ECLI:NL:GHSHE:2000:AA9157
Gerechtshof 's-Hertogenbosch
- Eerste aanleg - enkelvoudig
- Rechtspraak.nl
Verzet tegen niet-ontvankelijkverklaring van bezwaar inzake waardebeschikking onroerende zaak
In deze zaak heeft het Gerechtshof 's-Hertogenbosch op 27 november 2000 uitspraak gedaan in het verzet van belanghebbende X tegen de beschikking van de voorzitter van de Belastingkamer van het Hof, gedateerd 15 oktober 1999. De voorzitter had de bestreden uitspraak vernietigd en belanghebbende niet-ontvankelijk verklaard in het bezwaar, omdat het bezwaarschrift niet binnen de wettelijke termijn van zes weken na de dagtekening van de waardebeschikking was ontvangen. De waardebeschikking, met dagtekening 9 mei 1997, was op 10 juli 1997 bij de ambtenaar binnengekomen, wat na de termijn van 20 juni 1997 viel.
Belanghebbende stelde echter dat hij een verlenging van drie weken had gekregen van de ambtenaar om zijn bezwaar in te dienen, wat werd ondersteund door een brief van de ambtenaar. De ambtenaar erkende dat hij deze verlenging niet had mogen verlenen, maar gaf aan dat dit bij belanghebbende vertrouwen had gewekt. Het Hof oordeelde dat, hoewel de ambtenaar niet bevoegd was om de bezwaartermijn te verlengen, onder de gegeven omstandigheden niet kon worden geoordeeld dat belanghebbende in verzuim was geweest bij de indiening van het bezwaarschrift.
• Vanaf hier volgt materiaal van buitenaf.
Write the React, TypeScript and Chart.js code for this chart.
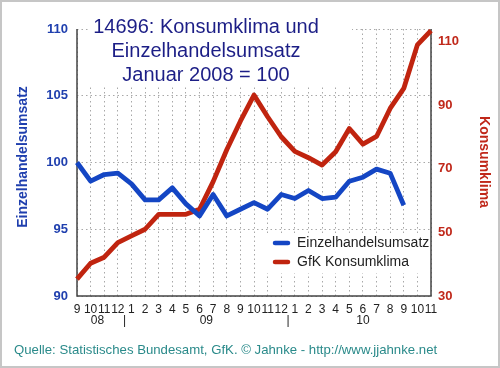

Het Hof concludeerde dat de niet-ontvankelijkverklaring op de grond dat het bezwaarschrift niet tijdig was ingediend, onterecht was. Het verzet van belanghebbende werd gegrond verklaard, waardoor de beschikking van de voorzitter verviel en de zaak opnieuw in behandeling werd genomen. De uitspraak benadrukt het belang van goede communicatie tussen de ambtenaar en de belanghebbende, vooral in het kader van termijnverlengingen en de gevolgen daarvan voor de rechtspositie van de belanghebbende.